## Begin Recorded data

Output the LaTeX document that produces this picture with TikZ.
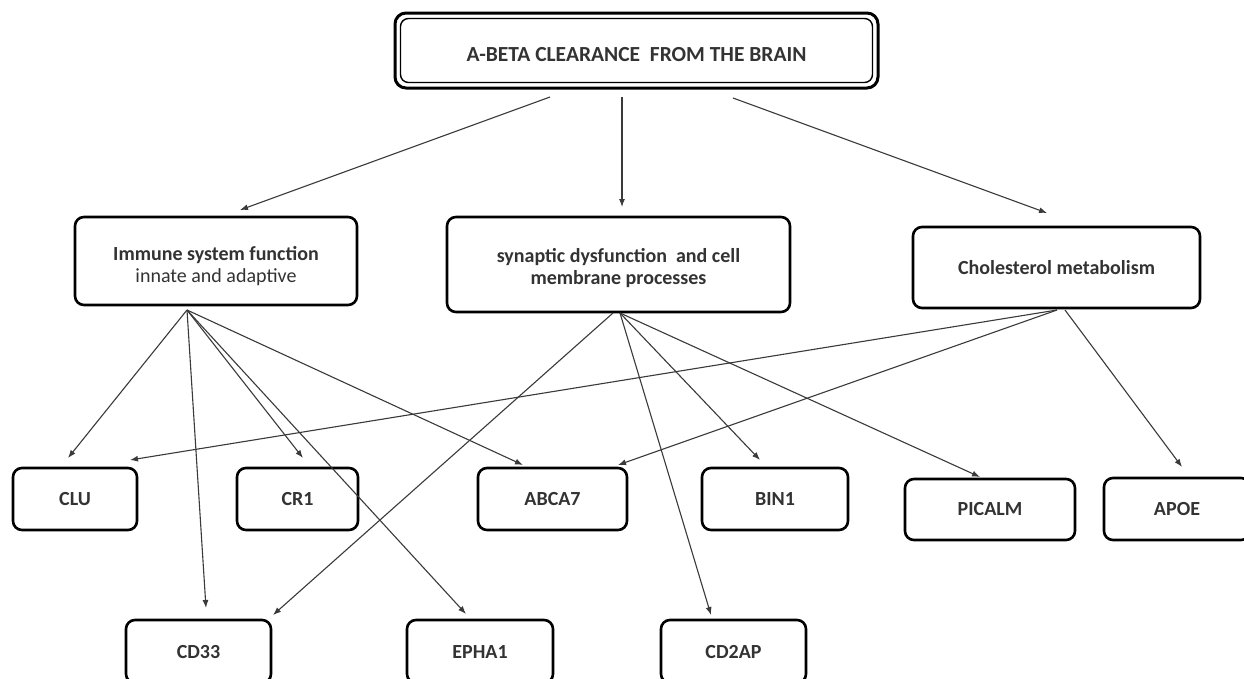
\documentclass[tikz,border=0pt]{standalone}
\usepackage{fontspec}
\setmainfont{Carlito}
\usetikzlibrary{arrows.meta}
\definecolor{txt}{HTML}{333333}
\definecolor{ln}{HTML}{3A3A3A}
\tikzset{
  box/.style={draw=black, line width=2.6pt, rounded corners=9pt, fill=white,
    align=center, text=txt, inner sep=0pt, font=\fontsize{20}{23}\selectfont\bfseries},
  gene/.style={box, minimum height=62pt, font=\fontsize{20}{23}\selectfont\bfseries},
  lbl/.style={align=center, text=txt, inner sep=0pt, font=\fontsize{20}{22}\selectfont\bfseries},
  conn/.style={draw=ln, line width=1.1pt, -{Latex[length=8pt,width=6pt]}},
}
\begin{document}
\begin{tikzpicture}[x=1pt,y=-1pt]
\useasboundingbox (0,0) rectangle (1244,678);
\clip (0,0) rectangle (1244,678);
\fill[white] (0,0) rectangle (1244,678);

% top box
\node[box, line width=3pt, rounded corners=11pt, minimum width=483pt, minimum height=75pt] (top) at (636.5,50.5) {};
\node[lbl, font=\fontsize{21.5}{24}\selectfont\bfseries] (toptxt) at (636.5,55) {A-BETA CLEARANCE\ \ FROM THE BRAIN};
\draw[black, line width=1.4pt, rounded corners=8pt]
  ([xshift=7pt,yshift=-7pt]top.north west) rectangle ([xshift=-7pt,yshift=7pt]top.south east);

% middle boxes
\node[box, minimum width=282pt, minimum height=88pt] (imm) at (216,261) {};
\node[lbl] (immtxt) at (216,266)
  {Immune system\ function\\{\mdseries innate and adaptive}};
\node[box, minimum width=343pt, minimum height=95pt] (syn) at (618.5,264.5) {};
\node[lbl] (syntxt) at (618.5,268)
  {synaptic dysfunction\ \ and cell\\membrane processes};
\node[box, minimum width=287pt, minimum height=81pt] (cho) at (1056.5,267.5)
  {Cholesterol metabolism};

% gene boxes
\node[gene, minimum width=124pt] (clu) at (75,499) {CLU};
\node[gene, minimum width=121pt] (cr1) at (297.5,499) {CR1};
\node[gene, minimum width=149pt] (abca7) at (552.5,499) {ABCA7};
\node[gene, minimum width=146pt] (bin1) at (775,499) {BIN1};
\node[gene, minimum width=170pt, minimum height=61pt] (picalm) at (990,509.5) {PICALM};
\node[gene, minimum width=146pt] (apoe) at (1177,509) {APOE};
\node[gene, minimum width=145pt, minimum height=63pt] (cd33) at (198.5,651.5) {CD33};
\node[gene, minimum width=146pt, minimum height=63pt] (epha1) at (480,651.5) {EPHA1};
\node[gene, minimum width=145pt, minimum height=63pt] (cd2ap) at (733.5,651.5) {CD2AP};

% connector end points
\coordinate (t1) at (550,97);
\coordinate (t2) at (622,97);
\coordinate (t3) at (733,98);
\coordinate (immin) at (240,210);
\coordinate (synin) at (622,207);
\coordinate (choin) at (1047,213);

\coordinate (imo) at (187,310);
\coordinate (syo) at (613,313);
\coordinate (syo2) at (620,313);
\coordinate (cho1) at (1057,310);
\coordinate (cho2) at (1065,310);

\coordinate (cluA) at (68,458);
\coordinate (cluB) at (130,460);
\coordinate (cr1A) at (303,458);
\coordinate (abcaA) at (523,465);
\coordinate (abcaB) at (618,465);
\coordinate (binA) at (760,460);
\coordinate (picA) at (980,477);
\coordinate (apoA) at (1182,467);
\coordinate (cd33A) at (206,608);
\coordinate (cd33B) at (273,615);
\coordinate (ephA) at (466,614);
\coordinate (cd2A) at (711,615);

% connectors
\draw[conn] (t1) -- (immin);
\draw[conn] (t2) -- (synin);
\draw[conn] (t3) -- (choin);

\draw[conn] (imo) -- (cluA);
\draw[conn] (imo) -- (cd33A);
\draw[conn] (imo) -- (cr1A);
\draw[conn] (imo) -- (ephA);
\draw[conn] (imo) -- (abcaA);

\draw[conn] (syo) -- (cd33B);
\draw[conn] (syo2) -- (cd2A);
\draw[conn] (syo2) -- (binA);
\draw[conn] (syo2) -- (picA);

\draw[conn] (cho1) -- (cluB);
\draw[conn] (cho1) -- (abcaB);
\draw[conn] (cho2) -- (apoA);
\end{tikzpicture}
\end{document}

## End Recorded data

**To do:** Copy out the listing exactly as it stands, but not the pictures.

**Task solution:**
Output the LaTeX document that produces this picture with TikZ.
\documentclass[tikz,border=0pt]{standalone}
\usepackage{fontspec}
\setmainfont{Carlito}
\usetikzlibrary{arrows.meta}
\definecolor{txt}{HTML}{333333}
\definecolor{ln}{HTML}{3A3A3A}
\tikzset{
  box/.style={draw=black, line width=2.6pt, rounded corners=9pt, fill=white,
    align=center, text=txt, inner sep=0pt, font=\fontsize{20}{23}\selectfont\bfseries},
  gene/.style={box, minimum height=62pt, font=\fontsize{20}{23}\selectfont\bfseries},
  lbl/.style={align=center, text=txt, inner sep=0pt, font=\fontsize{20}{22}\selectfont\bfseries},
  conn/.style={draw=ln, line width=1.1pt, -{Latex[length=8pt,width=6pt]}},
}
\begin{document}
\begin{tikzpicture}[x=1pt,y=-1pt]
\useasboundingbox (0,0) rectangle (1244,678);
\clip (0,0) rectangle (1244,678);
\fill[white] (0,0) rectangle (1244,678);

% top box
\node[box, line width=3pt, rounded corners=11pt, minimum width=483pt, minimum height=75pt] (top) at (636.5,50.5) {};
\node[lbl, font=\fontsize{21.5}{24}\selectfont\bfseries] (toptxt) at (636.5,55) {A-BETA CLEARANCE\ \ FROM THE BRAIN};
\draw[black, line width=1.4pt, rounded corners=8pt]
  ([xshift=7pt,yshift=-7pt]top.north west) rectangle ([xshift=-7pt,yshift=7pt]top.south east);

% middle boxes
\node[box, minimum width=282pt, minimum height=88pt] (imm) at (216,261) {};
\node[lbl] (immtxt) at (216,266)
  {Immune system\ function\\{\mdseries innate and adaptive}};
\node[box, minimum width=343pt, minimum height=95pt] (syn) at (618.5,264.5) {};
\node[lbl] (syntxt) at (618.5,268)
  {synaptic dysfunction\ \ and cell\\membrane processes};
\node[box, minimum width=287pt, minimum height=81pt] (cho) at (1056.5,267.5)
  {Cholesterol metabolism};

% gene boxes
\node[gene, minimum width=124pt] (clu) at (75,499) {CLU};
\node[gene, minimum width=121pt] (cr1) at (297.5,499) {CR1};
\node[gene, minimum width=149pt] (abca7) at (552.5,499) {ABCA7};
\node[gene, minimum width=146pt] (bin1) at (775,499) {BIN1};
\node[gene, minimum width=170pt, minimum height=61pt] (picalm) at (990,509.5) {PICALM};
\node[gene, minimum width=146pt] (apoe) at (1177,509) {APOE};
\node[gene, minimum width=145pt, minimum height=63pt] (cd33) at (198.5,651.5) {CD33};
\node[gene, minimum width=146pt, minimum height=63pt] (epha1) at (480,651.5) {EPHA1};
\node[gene, minimum width=145pt, minimum height=63pt] (cd2ap) at (733.5,651.5) {CD2AP};

% connector end points
\coordinate (t1) at (550,97);
\coordinate (t2) at (622,97);
\coordinate (t3) at (733,98);
\coordinate (immin) at (240,210);
\coordinate (synin) at (622,207);
\coordinate (choin) at (1047,213);

\coordinate (imo) at (187,310);
\coordinate (syo) at (613,313);
\coordinate (syo2) at (620,313);
\coordinate (cho1) at (1057,310);
\coordinate (cho2) at (1065,310);

\coordinate (cluA) at (68,458);
\coordinate (cluB) at (130,460);
\coordinate (cr1A) at (303,458);
\coordinate (abcaA) at (523,465);
\coordinate (abcaB) at (618,465);
\coordinate (binA) at (760,460);
\coordinate (picA) at (980,477);
\coordinate (apoA) at (1182,467);
\coordinate (cd33A) at (206,608);
\coordinate (cd33B) at (273,615);
\coordinate (ephA) at (466,614);
\coordinate (cd2A) at (711,615);

% connectors
\draw[conn] (t1) -- (immin);
\draw[conn] (t2) -- (synin);
\draw[conn] (t3) -- (choin);

\draw[conn] (imo) -- (cluA);
\draw[conn] (imo) -- (cd33A);
\draw[conn] (imo) -- (cr1A);
\draw[conn] (imo) -- (ephA);
\draw[conn] (imo) -- (abcaA);

\draw[conn] (syo) -- (cd33B);
\draw[conn] (syo2) -- (cd2A);
\draw[conn] (syo2) -- (binA);
\draw[conn] (syo2) -- (picA);

\draw[conn] (cho1) -- (cluB);
\draw[conn] (cho1) -- (abcaB);
\draw[conn] (cho2) -- (apoA);
\end{tikzpicture}
\end{document}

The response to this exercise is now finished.